If this proclamation makes you rejoice, I get it. There’s something liberating about letting comfort, not presentation, be your sartorial compass every morning. But I’m not sure the triumph of casual wear is really a triumph for office workers.

The slow erasure of professional attire can be viewed as a symbol of some of the ways the economy and the experience of white-collar work have changed for the worse. It’s not a coincidence that the adoption of ultracasual workplace dress happened as America was swooning over the swashbucklers of Silicon Valley. There was Steve Jobs in his signature turtleneck and jeans, Marc Zuckerberg in his hoodies, and countless deifying business magazine covers of tech dudes in bomber jackets, whiskered denim, sweatshirts and T-shirts. So many T-shirts. The message was that they were rule breakers, that they were winning not just despite thumbing their nose at your dad’s way of doing business, but because of it.

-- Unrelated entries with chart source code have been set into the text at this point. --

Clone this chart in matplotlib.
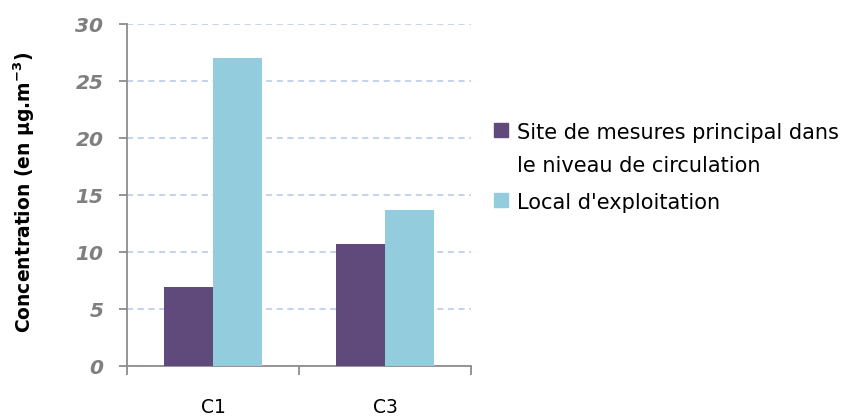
import matplotlib.pyplot as plt
from matplotlib.patches import Rectangle
import numpy as np

categories = ["C1", "C3"]
series_names = ["Site de mesures principal dans\nle niveau de circulation", "Local d'exploitation"]
site_principal = [6.9, 10.7]
local_exploitation = [27.0, 13.7]
y_ticks = [0, 5, 10, 15, 20, 25, 30]

colors = ["#604a7b", "#93cddd"]
W, H = 850, 419

plt.rcParams["font.family"] = "DejaVu Sans"
fig = plt.figure(figsize=(W / 100, H / 100), dpi=100)
ax = fig.add_axes([127 / W, 1 - 366 / H, 344 / W, 342 / H])

x = np.arange(len(categories))
w = 0.285
ax.bar(x - w / 2, site_principal, w, color=colors[0], zorder=3)
ax.bar(x + w / 2, local_exploitation, w, color=colors[1], zorder=3)

ax.set_xlim(-0.5, 1.5)
ax.set_ylim(0, 30)
ax.set_yticks(y_ticks)
ax.set_yticklabels([str(v) for v in y_ticks], fontsize=14.5, fontweight="bold",
                   fontstyle="italic", color="#7f7f7f")
ax.yaxis.grid(True, linestyle=(0, (4, 3)), color="#b4c6e7", linewidth=1.1, zorder=0)
ax.set_axisbelow(True)

# category labels sit between boundary ticks
ax.set_xticks([-0.5, 0.5, 1.5])
ax.set_xticklabels([])
ax.set_xticks(x, minor=True)
ax.set_xticklabels(categories, minor=True, fontsize=13.5, color="#000000")
ax.tick_params(axis="x", which="minor", length=0, pad=23)
ax.tick_params(axis="x", which="major", length=6.5, color="#8c8c8c", width=1.3)
ax.tick_params(axis="y", length=6, color="#8c8c8c", width=1.3, pad=11)

for s in ["top", "right"]:
    ax.spines[s].set_visible(False)
for s in ["left", "bottom"]:
    ax.spines[s].set_color("#8c8c8c")
    ax.spines[s].set_linewidth(1.3)

fig.text(24 / W, 1 - 192 / H, "Concentration (en µg.m$^{\\mathbf{-3}}$)", rotation=90,
         fontsize=13.5, fontweight="bold", ha="center", va="center")

# legend: square swatch aligned with the first line of each label
legend_baselines = [139, 209]
line_step = 33
for name, color, base in zip(series_names, colors, legend_baselines):
    fig.add_artist(Rectangle((494 / W, 1 - (base - 2) / H), 14 / W, 14 / H,
                             transform=fig.transFigure, color=color))
    for i, line in enumerate(name.split("\n")):
        fig.text(517 / W, 1 - (base + i * line_step) / H, line, fontsize=15,
                 va="baseline", ha="left")

fig.savefig("out.png", dpi=100)
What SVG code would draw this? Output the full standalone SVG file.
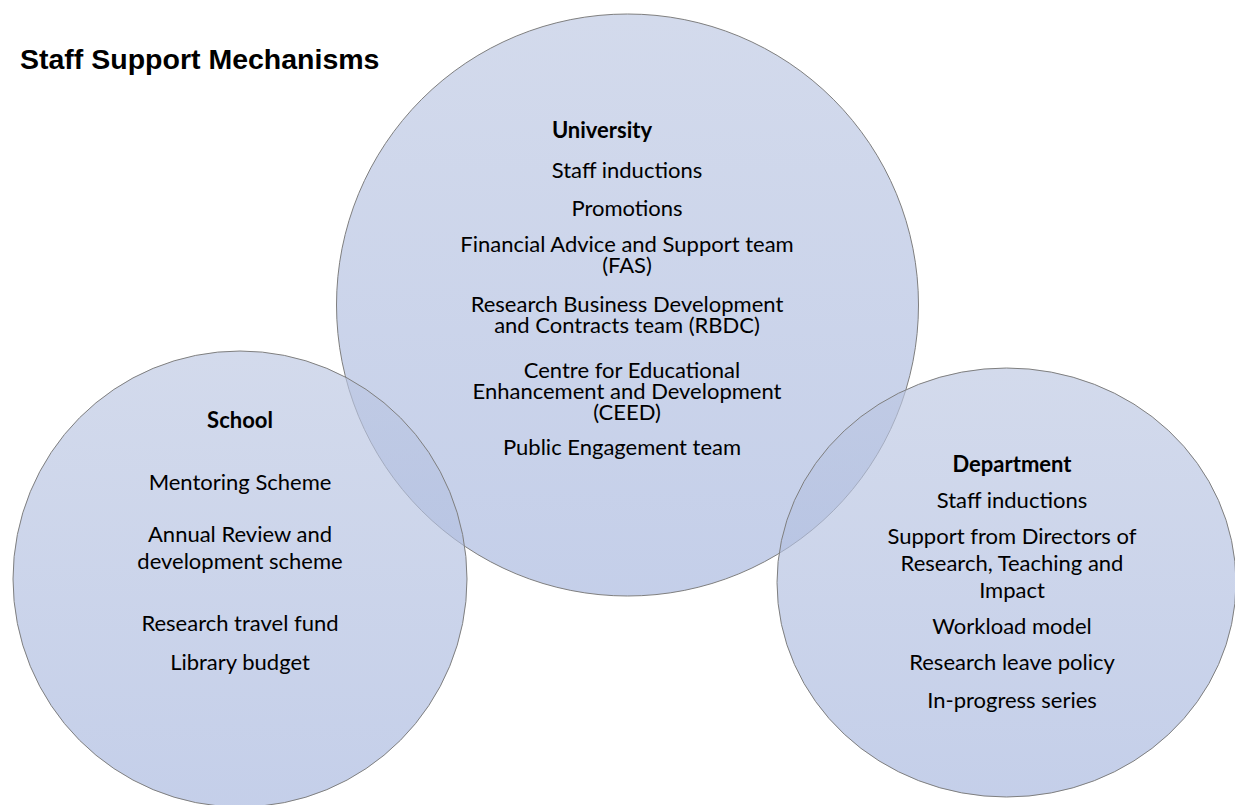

When companies outside that world started dropping dress codes and sending their CEOs to give presentations sans neckties, it was part of an attempt to be seen, like those wunderkinds, as disruptors -- a bid to demonstrate that a given company, whatever its roots as a banking, retail or media business for however many years, was edgy, too.

The embrace of ultracasual office dress, in other words, is just another form of Silicon Valley worship -- the same Silicon Valley worship that has left America in the troubling situation of having four companies with a collective market value of more than $5 trillion facing congressional inquiry about their potentially dangerous sway over elections, flow of information and consumer spending in the US.

Also, the demise of office attire has paralleled a steady erosion of boundaries between work life and home life. Thanks to smartphones, workers feel obligated to answer late-night emails from their managers and to keep checking Slack for a project update from colleagues in a distant time zone. This always-on lifestyle encourages people to work longer hours.

The fact that we don’‘t dress differently for work anymore is a reflection of the fact that we can no longer compartmentalize it. Work is a state of being, something we may have to dip into and out of at any given moment. That has consequences for our families, our ability to keep up with fulfilling hobbies, and so much more.

So go ahead and add a pair of jogger pants and a denim shirt to your online shopping cart. It’s soon going to be harder to find clothes that are much more formal, anyway -- and for better or for worse, no one is going to expect you to do otherwise. 


Sarah Halzack
Sarah Halzack is a Bloomberg Opinion columnist covering the consumer and retail industries. -- Ed.